╭─ Provided data

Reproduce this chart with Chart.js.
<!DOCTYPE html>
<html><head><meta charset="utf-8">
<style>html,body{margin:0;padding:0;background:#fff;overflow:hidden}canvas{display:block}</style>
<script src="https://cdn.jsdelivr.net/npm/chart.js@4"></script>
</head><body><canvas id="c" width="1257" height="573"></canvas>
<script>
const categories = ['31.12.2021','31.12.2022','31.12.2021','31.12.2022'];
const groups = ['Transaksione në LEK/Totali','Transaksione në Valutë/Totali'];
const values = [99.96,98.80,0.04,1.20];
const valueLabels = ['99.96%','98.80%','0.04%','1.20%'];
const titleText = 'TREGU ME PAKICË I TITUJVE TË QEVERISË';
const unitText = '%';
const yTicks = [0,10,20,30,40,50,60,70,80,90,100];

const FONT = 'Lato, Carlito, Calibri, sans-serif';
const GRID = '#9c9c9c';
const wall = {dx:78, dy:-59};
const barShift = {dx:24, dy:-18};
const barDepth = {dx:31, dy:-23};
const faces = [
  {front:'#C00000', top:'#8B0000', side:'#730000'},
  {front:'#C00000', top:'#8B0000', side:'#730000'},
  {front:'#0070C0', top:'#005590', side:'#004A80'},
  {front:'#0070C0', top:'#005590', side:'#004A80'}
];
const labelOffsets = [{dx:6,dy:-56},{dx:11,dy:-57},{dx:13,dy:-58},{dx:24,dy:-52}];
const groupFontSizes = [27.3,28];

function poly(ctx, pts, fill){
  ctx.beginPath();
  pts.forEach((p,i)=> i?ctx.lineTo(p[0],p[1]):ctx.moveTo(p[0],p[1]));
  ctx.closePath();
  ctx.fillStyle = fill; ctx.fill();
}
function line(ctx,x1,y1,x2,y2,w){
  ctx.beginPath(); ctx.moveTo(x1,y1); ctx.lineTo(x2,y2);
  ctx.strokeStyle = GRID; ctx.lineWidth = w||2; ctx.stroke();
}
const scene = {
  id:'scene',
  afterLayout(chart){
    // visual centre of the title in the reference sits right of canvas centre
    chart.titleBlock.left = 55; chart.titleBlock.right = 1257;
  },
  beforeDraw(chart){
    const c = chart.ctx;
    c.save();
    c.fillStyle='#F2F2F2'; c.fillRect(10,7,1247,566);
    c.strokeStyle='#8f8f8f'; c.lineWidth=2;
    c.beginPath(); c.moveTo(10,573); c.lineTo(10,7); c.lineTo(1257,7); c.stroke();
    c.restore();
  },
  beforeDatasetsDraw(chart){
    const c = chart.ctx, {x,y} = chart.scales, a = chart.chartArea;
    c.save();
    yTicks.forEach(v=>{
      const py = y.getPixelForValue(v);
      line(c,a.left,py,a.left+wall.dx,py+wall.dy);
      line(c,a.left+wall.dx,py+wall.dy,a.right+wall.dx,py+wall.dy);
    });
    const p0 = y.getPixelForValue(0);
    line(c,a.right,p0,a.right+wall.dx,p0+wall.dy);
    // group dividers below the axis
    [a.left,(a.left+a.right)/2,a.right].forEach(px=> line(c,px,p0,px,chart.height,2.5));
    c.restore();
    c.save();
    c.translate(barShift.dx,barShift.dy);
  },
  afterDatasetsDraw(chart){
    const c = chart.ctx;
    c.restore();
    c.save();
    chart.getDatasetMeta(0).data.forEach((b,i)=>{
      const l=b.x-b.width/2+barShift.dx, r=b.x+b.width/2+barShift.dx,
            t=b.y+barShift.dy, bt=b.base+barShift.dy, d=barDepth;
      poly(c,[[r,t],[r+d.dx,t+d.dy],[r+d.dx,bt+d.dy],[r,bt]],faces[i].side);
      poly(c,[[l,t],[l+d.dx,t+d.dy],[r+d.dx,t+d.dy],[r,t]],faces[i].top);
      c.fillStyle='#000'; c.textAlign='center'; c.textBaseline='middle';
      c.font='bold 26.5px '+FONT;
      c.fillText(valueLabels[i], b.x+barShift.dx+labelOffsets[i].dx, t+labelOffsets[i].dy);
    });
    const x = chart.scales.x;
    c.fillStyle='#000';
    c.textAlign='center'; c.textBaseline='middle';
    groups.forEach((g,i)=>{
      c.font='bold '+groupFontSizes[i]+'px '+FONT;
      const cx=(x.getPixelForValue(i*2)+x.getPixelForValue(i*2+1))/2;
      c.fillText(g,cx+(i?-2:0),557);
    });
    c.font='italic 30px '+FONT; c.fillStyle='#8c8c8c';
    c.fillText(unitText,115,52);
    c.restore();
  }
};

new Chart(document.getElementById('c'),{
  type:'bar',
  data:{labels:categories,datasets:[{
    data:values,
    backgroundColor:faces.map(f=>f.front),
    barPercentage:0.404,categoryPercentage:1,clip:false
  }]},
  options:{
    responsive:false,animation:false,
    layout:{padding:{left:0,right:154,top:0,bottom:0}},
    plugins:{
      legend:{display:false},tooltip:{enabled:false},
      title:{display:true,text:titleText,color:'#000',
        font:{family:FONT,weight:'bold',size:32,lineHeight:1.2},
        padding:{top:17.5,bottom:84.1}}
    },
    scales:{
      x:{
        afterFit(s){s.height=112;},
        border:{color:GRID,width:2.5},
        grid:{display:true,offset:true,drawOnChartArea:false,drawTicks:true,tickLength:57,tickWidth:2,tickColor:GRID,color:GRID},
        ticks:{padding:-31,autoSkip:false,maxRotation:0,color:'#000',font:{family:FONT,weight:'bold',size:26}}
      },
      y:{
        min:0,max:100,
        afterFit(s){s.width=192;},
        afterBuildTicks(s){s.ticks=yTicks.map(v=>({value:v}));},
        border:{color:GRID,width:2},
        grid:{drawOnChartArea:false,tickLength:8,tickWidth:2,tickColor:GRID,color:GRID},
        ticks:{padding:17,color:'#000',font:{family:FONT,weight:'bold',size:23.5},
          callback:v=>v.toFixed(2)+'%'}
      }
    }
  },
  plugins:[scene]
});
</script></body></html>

╰─
╭─ Provided data

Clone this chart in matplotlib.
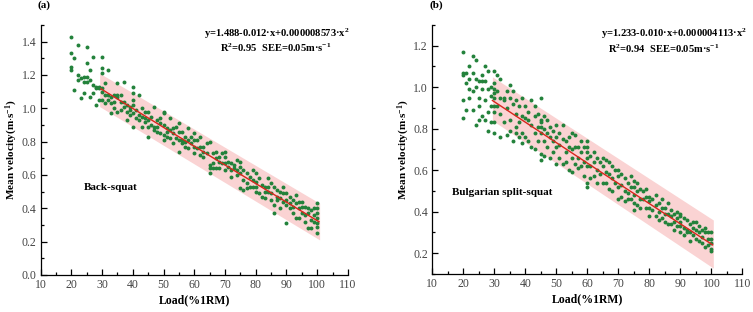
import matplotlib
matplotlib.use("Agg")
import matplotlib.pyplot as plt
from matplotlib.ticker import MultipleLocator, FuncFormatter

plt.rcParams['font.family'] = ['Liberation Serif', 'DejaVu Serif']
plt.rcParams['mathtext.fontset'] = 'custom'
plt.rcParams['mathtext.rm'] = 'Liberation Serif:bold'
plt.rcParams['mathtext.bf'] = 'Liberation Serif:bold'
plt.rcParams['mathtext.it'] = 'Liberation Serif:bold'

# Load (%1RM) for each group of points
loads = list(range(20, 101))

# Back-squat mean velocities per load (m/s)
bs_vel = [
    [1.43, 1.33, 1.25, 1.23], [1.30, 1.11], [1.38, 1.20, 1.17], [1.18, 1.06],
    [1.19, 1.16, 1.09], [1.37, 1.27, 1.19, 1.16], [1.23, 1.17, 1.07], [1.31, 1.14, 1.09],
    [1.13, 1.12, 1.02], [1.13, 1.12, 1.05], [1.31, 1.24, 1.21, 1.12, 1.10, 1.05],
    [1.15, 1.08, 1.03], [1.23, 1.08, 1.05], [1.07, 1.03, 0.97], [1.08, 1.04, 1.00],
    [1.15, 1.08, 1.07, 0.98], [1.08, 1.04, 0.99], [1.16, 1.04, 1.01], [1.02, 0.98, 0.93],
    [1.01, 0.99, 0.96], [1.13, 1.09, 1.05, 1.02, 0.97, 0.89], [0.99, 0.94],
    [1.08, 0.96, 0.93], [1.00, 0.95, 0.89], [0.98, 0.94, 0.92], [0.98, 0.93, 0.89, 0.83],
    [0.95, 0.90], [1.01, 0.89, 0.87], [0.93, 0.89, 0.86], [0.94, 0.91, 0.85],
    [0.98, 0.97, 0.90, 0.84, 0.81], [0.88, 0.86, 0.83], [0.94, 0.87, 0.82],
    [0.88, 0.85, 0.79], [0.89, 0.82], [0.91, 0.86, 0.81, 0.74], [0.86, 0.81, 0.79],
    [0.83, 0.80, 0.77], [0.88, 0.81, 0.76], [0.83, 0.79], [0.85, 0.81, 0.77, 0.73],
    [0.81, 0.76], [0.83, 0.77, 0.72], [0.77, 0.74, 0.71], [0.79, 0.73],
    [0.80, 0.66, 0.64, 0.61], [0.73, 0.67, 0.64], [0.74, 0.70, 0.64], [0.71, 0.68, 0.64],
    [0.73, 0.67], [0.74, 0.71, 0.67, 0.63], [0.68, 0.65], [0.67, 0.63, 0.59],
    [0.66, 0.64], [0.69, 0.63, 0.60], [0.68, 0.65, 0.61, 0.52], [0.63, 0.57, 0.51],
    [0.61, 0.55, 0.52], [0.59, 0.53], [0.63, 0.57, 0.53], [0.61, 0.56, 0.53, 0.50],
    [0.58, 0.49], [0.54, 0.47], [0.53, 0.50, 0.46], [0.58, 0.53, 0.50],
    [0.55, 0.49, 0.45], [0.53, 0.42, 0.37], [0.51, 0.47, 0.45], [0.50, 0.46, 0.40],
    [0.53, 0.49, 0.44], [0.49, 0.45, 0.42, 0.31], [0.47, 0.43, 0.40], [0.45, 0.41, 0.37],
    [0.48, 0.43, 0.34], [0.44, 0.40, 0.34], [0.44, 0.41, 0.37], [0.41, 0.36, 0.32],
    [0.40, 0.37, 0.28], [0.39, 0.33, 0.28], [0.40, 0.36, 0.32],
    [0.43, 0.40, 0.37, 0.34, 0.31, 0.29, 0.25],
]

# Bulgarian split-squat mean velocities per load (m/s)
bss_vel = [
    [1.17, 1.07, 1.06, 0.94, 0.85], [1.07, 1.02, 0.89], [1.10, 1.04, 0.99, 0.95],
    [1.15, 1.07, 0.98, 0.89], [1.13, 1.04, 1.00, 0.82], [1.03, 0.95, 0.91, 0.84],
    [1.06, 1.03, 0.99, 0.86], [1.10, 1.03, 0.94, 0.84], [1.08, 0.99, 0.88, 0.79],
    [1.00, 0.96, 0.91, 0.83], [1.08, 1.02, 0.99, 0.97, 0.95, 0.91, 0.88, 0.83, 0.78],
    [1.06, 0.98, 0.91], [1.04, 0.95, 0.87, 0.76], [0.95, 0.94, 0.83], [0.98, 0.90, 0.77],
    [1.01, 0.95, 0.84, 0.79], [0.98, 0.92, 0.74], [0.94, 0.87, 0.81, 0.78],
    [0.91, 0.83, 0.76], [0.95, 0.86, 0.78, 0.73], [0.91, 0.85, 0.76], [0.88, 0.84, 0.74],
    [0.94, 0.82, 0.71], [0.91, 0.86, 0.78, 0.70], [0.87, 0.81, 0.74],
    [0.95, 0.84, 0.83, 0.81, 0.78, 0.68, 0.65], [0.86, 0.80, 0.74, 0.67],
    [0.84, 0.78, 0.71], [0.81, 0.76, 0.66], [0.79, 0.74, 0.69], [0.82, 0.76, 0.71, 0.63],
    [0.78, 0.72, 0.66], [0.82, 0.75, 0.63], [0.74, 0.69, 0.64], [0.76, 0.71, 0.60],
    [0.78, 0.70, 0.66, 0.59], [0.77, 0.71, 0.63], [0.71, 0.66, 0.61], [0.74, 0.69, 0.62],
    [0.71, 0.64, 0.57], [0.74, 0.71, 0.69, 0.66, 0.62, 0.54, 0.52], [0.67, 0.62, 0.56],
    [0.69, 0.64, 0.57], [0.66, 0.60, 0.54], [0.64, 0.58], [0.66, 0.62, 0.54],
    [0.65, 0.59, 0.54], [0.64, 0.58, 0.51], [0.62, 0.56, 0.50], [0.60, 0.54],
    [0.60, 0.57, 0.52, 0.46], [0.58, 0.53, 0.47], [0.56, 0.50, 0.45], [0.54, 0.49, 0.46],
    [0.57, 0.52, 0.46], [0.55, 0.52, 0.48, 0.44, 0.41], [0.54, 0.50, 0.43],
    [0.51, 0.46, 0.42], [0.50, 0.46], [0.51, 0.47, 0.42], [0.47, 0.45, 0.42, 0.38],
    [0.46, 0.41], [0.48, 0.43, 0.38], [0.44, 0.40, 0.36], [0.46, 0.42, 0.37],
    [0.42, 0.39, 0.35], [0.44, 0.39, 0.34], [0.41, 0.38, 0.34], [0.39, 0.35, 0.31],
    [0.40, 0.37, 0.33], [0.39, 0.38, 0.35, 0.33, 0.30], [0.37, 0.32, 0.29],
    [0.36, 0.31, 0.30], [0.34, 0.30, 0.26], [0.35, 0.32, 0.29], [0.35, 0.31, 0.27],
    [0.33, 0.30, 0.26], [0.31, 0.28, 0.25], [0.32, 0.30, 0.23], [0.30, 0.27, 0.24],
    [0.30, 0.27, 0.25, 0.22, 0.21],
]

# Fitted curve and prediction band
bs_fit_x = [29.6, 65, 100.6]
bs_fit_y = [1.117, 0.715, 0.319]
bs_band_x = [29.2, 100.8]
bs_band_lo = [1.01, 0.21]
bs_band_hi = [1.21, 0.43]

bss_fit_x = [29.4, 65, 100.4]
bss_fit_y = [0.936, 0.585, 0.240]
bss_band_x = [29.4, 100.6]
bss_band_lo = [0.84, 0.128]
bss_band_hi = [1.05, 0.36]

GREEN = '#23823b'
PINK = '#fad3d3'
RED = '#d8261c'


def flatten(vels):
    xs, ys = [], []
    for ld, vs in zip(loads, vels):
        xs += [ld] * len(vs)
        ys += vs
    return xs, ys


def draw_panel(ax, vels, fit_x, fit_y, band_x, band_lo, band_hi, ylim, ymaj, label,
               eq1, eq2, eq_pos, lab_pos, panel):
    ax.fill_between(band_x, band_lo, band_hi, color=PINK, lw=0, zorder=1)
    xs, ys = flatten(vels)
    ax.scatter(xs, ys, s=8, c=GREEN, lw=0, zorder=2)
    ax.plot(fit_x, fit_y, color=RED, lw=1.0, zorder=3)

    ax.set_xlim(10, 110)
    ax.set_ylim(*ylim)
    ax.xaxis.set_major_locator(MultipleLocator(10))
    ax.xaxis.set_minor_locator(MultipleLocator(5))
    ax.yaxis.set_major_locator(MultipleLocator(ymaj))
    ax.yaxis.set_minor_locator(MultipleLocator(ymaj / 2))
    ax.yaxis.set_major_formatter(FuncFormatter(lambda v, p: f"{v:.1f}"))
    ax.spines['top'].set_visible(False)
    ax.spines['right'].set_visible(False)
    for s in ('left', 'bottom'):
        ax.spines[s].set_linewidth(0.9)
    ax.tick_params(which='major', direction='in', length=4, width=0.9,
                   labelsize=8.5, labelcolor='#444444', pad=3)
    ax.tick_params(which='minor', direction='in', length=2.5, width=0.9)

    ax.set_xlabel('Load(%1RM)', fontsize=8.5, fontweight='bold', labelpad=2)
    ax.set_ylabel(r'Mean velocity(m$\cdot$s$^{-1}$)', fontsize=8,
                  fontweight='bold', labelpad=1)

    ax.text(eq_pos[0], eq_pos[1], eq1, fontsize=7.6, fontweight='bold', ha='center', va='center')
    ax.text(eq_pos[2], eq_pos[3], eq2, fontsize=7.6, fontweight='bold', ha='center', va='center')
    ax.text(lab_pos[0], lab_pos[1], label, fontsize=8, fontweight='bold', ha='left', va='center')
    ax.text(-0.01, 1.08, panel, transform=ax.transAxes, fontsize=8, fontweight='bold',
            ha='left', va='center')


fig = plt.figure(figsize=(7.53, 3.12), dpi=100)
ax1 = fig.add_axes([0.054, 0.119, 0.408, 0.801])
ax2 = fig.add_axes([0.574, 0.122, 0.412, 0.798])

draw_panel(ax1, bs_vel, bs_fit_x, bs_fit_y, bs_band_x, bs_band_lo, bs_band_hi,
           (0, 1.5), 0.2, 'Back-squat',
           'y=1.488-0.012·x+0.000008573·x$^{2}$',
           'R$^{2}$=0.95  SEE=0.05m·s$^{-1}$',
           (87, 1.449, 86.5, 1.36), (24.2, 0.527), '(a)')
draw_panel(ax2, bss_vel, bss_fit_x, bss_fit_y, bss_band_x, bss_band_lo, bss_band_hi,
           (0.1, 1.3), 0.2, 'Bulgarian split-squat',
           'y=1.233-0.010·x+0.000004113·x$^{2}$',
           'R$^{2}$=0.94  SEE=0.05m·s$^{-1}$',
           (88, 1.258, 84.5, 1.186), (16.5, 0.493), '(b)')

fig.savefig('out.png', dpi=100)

╰─

Exercise: Looking above, find the stretch of lines that opens with the one holding "Clone this chart in matplotlib." and closes with the one holding "loads = list(range(20, 101))". Copy it exactly, pictures excluded.

Solution:
Clone this chart in matplotlib.
import matplotlib
matplotlib.use("Agg")
import matplotlib.pyplot as plt
from matplotlib.ticker import MultipleLocator, FuncFormatter

plt.rcParams['font.family'] = ['Liberation Serif', 'DejaVu Serif']
plt.rcParams['mathtext.fontset'] = 'custom'
plt.rcParams['mathtext.rm'] = 'Liberation Serif:bold'
plt.rcParams['mathtext.bf'] = 'Liberation Serif:bold'
plt.rcParams['mathtext.it'] = 'Liberation Serif:bold'

# Load (%1RM) for each group of points
loads = list(range(20, 101))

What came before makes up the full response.